Time magazine's recent (excellent) piece on Mother Teresa's dryness and "dark night" experiences during most of her spiritual walk has made quite a stir. And I have indeed been stirred by the realization that her faithfulness, love and service stemmed completely from grace, not even assisted by those moments of joy and spiritual consolation that most of us think we need in order to keep our spiritual lives on track.

The uber-predictable Christopher Hitchens, who has made a lucrative profession as an Atheist, has a slightly different perspective.
So, which is the more striking: that the faithful should bravely confront the fact that one of their heroines all but lost her own faith, or that the Church should have gone on deploying, as an icon of favorable publicity, a confused old lady who it knew had for all practical purposes ceased to believe?
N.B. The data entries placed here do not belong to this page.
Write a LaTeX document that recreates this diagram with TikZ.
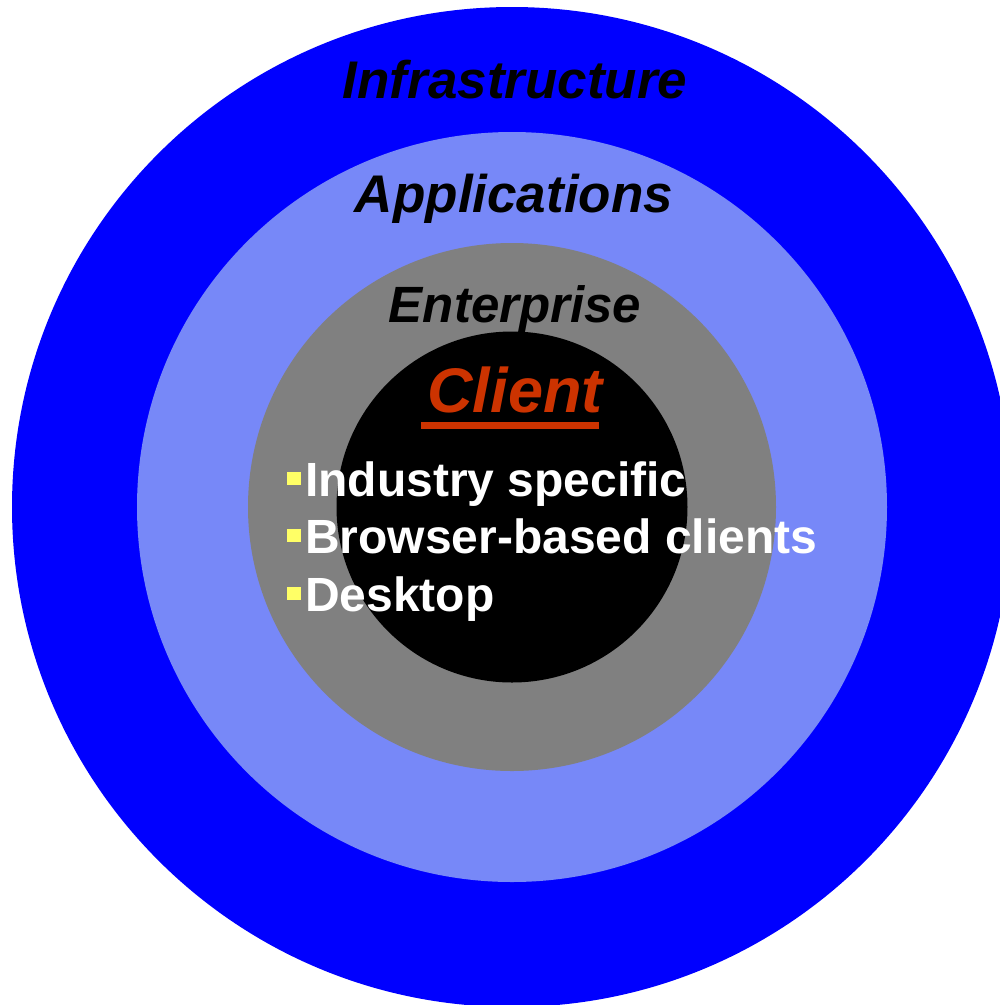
\documentclass[tikz,border=0pt]{standalone}
\usepackage{fontspec}
\setmainfont{Liberation Sans}
\usetikzlibrary{calc}
\definecolor{outerblue}{RGB}{0,0,255}
\definecolor{lightblue}{RGB}{119,136,248}
\definecolor{midgray}{RGB}{128,128,128}
\definecolor{clientred}{RGB}{204,51,0}
\definecolor{bulletyellow}{RGB}{255,255,102}
\tikzset{
  ring/.style={circle, inner sep=0pt, draw=none},
  ringlabel/.style={anchor=base, inner sep=0pt, text=black, font=\fontsize{53}{60}\selectfont\bfseries\itshape},
  itemtext/.style={anchor=base west, inner sep=0pt, text=white, font=\fontsize{48}{56}\selectfont\bfseries},
  bulletbox/.style={fill=bulletyellow}
}
\begin{document}
\begin{tikzpicture}[x=1pt,y=-1pt]
\useasboundingbox (0,0) rectangle (1000,1005);
\clip (0,0) rectangle (1000,1005);
\node[ring, fill=outerblue, minimum size=1000pt] (infra) at (512,507) {};
\node[ring, fill=lightblue, minimum size=750pt] (apps) at (512,507) {};
\node[ring, fill=midgray, minimum size=528pt] (ent) at (512,507) {};
\node[ring, fill=black, minimum size=351pt] (cli) at (512,507) {};

\node[ringlabel] (infralbl) at (515,98) {Infrastructure};
\node[ringlabel] (appslbl) at (514,212) {Applications};
\node[ringlabel, font=\fontsize{51}{60}\selectfont\bfseries\itshape] (entlbl) at (515,322) {Enterprise};
\node[anchor=base, inner sep=0pt, text=clientred, font=\fontsize{63}{70}\selectfont\bfseries\itshape] (clilbl) at (515,412) {Client};
\fill[clientred] ($(clilbl.base west)+(-6,10)$) rectangle ($(clilbl.base east)+(-4,17)$);

\node[itemtext] (item1) at (305,496) {Industry specific};
\node[itemtext] (item2) at (305,553) {Browser-based clients};
\node[itemtext] (item3) at (305,611) {Desktop};
\foreach \n in {1,2,3}{
  \fill[bulletbox] ($(item\n.base west)+(-18,-24)$) rectangle ($(item\n.base west)+(-4,-11)$);
}
\end{tikzpicture}
\end{document}
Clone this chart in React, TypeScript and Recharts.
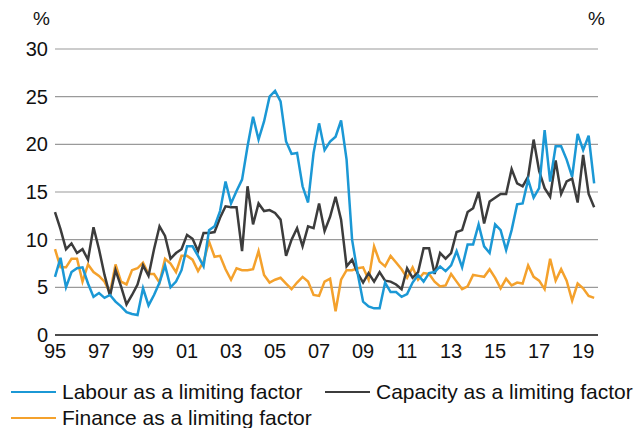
import { LineChart, Line, XAxis, YAxis, CartesianGrid, ReferenceLine } from "recharts";

// quarterly survey balances, 1995 Q1 – 2019 Q3
const labour = [
  6.1, 8.1, 5.0, 6.6, 7.0, 7.1, 5.4, 4.0, 4.4, 3.9, 4.2, 3.5, 3.0, 2.4, 2.2, 2.1,
  4.9, 3.1, 4.2, 5.5, 7.3, 5.0, 5.6, 6.8, 9.3, 9.3, 8.3, 7.2, 11.0, 11.4, 13.0, 16.1,
  13.8, 15.1, 16.3, 19.8, 22.9, 20.5, 22.4, 25.0, 25.6, 24.5, 20.3, 19.0, 19.1, 15.6, 13.9, 19.1,
  22.2, 19.4, 20.3, 20.8, 22.5, 18.4, 10.0, 6.5, 3.5, 3.0, 2.8, 2.8, 5.5, 4.5, 4.5, 4.0,
  4.3, 5.5, 6.3, 5.6, 6.5, 6.6, 7.2, 6.7, 7.3, 8.8, 7.1, 9.5, 9.5, 11.6, 9.3, 8.6,
  11.6, 11.0, 8.9, 11.0, 13.7, 13.8, 16.3, 14.4, 15.4, 21.5, 16.1, 19.8, 19.8, 18.4, 16.6, 21.1,
  19.4, 20.9, 15.9,
];

const capacity = [
  12.9, 11.1, 9.0, 9.6, 8.6, 9.0, 7.9, 11.3, 9.0, 6.3, 4.1, 6.8, 5.1, 3.2, 4.2, 5.3,
  7.3, 6.2, 9.0, 11.4, 10.4, 8.0, 8.6, 9.0, 10.5, 10.1, 8.8, 10.7, 10.7, 10.8, 12.3, 13.5,
  13.4, 13.4, 8.8, 15.6, 11.6, 13.8, 13.0, 13.1, 12.8, 12.1, 8.3, 10.0, 11.2, 9.3, 11.4, 11.2,
  13.8, 10.9, 12.4, 14.5, 12.1, 7.2, 7.9, 6.5, 5.5, 6.5, 5.6, 6.6, 5.7, 5.6, 5.3, 4.8,
  7.0, 6.0, 6.6, 9.1, 9.1, 6.4, 8.6, 8.0, 8.6, 10.8, 11.0, 12.9, 13.3, 15.0, 11.7, 14.0,
  14.4, 14.8, 14.8, 17.4, 15.9, 15.6, 16.6, 20.5, 17.2, 15.4, 14.5, 18.3, 14.8, 16.1, 16.4, 13.9,
  18.9, 14.8, 13.4,
];

const finance = [
  9.0, 7.1, 7.1, 8.0, 8.0, 5.6, 7.4, 6.6, 6.2, 5.6, 4.4, 7.4, 5.6, 5.3, 6.8, 7.0,
  7.6, 6.4, 6.4, 5.5, 8.0, 7.5, 6.6, 8.3, 8.3, 7.9, 6.7, 7.7, 9.8, 8.2, 8.3, 6.9,
  5.8, 7.0, 6.8, 6.8, 6.9, 8.8, 6.3, 5.5, 5.8, 6.0, 5.4, 4.8, 5.5, 6.1, 5.6, 4.2,
  4.1, 5.6, 5.9, 2.5, 5.8, 6.8, 6.8, 7.0, 7.1, 5.8, 9.3, 7.7, 7.2, 8.3, 7.6, 6.9,
  6.0, 7.1, 5.8, 6.5, 6.4, 5.6, 5.1, 5.2, 6.4, 5.6, 4.8, 5.1, 6.3, 6.2, 6.1, 6.9,
  6.0, 4.9, 5.9, 5.2, 5.5, 5.4, 7.3, 6.1, 5.7, 4.8, 8.0, 5.7, 6.9, 5.7, 3.6, 5.4,
  4.9, 4.1, 3.9,
];

const yearLabels = ["95", "97", "99", "01", "03", "05", "07", "09", "11", "13", "15", "17", "19"];
const yTicks = [0, 5, 10, 15, 20, 25, 30];

const BLUE = "#1b98d5";
const DARK = "#3c3c3c";
const ORANGE = "#f4a12c";
const FONT = "'Liberation Sans', Arial, sans-serif";

const data = labour.map((v, i) => ({
  q: i,
  labour: v,
  capacity: capacity[i],
  finance: finance[i],
}));

const tickStyle = { fontSize: 20, fill: "#111", fontFamily: FONT };

const LegendItem = ({ color, label, left, top }: { color: string; label: string; left: number; top: number }) => (
  <div style={{ position: "absolute", left, top, display: "flex", alignItems: "center", whiteSpace: "nowrap" }}>
    <span style={{ display: "inline-block", width: 45, height: 2.5, background: color, marginRight: 6 }} />
    <span style={{ fontSize: 21, color: "#111", fontFamily: FONT, lineHeight: "24px" }}>{label}</span>
  </div>
);

export default function App() {
  return (
    <div style={{ position: "absolute", left: 0, top: 0, width: 641, height: 428, background: "#fff" }}>
      <LineChart
        width={641}
        height={428}
        data={data}
        margin={{ top: 49, right: 0, bottom: 63, left: 0 }}
      >
        <CartesianGrid vertical={false} stroke="#9a9a9a" strokeWidth={1.2} yAxisId="left" />
        <XAxis
          dataKey="q"
          type="number"
          domain={[0, 98.7]}
          ticks={yearLabels.map((_, k) => k * 8)}
          tickFormatter={(v: number) => yearLabels[Math.round(v / 8)]}
          axisLine={false}
          tickLine={false}
          tickSize={0}
          tickMargin={9}
          height={30}
          tick={tickStyle}
          interval={0}
        />
        <YAxis
          yAxisId="left"
          domain={[0, 30]}
          ticks={yTicks}
          axisLine={false}
          tickLine={false}
          tickSize={0}
          tickMargin={7}
          width={55}
          tick={tickStyle}
          interval={0}
        />
        <YAxis
          yAxisId="right"
          orientation="right"
          domain={[0, 30]}
          ticks={yTicks}
          axisLine={false}
          tickLine={false}
          tickSize={0}
          tickMargin={9}
          width={43}
          tick={{ ...tickStyle, textAnchor: "start" }}
          interval={0}
        />
        <ReferenceLine yAxisId="left" y={0} stroke="#222" strokeWidth={1.6} />
        <Line yAxisId="left" type="linear" dataKey="finance" stroke={ORANGE} strokeWidth={2.5} dot={false} isAnimationActive={false} />
        <Line yAxisId="left" type="linear" dataKey="capacity" stroke={DARK} strokeWidth={2.5} dot={false} isAnimationActive={false} />
        <Line yAxisId="left" type="linear" dataKey="labour" stroke={BLUE} strokeWidth={2.5} dot={false} isAnimationActive={false} />
      </LineChart>
      <div style={{ position: "absolute", left: 33, top: 8, fontSize: 19, fontFamily: FONT, color: "#111" }}>%</div>
      <div style={{ position: "absolute", left: 588, top: 8, fontSize: 19, fontFamily: FONT, color: "#111" }}>%</div>
      <LegendItem color={BLUE} label="Labour as a limiting factor" left={11} top={380} />
      <LegendItem color={DARK} label="Capacity as a limiting factor" left={325} top={380} />
      <LegendItem color={ORANGE} label="Finance as a limiting factor" left={11} top={406} />
    </div>
  );
}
Well, when all you have is a hammer, everything looks like a nail. Mr. Hitchens seems to believe that everyone is on the lookout for the Main Chance and is ready to leverage all for personal advantage. Ergo, I believe, his rather energetic and hysterical responses over the years to Mother Teresa as the epitome of all things Christian. More fool, he.

But another sort of reaction takes me more by surprise. TSO wrote a lovely post in response to the Time article. In a headstrong moment, he sent it to a local Baptist minister with whom he has swapped ideas in the past. The minister's response is, um, puzzling.
I am absolutely astonished at the "spin" people are putting on this!!! I simply can't believe what I'm reading. To live a life devoid of peace, joy, faith - is nothing to be admired. Her works, absolutely - but the life described in her writings is the polar opposite of the entire New Testament.
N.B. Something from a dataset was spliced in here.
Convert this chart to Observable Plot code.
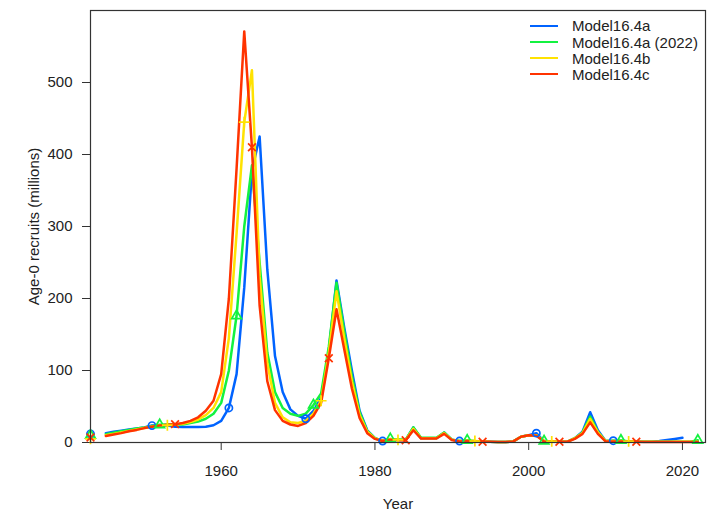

I am blown away by the rationalization I am reading from people simply trying to defend the undefendable.

As I said - I am truly astounded. And I honestly, sincerely mean that.

Wow!!!!!!!!!!!!

I find this stupefying. "Rationalization"? "Undefendable?" Is he saying she was in a state of sin and separation from God? That it's evidence that she wasn't really a Christian? What on earth would he suggest that she do? Go out and manufacture some better feelings? Drown her sorrows in whiskey and be less honest with her confessor? Learn to like Gilmore Girls to take her mind off her troubles?

It makes me want to throw things.

Where is this man coming from? Help me, please. I don't want to sin against this guy.

1 comments:

Therese Z said...

That minister IS missing something: the cross. It's only half a faith if joy is the only goal.

Who is easier to reach, the one who wants only joy in faith, or the one who wants no faith at all? Sometimes, I think maybe the second, because somewhere in the inevitable anguish that meets everybody in life, they may cry out for help. But the "joyful" may be content to stay where they are.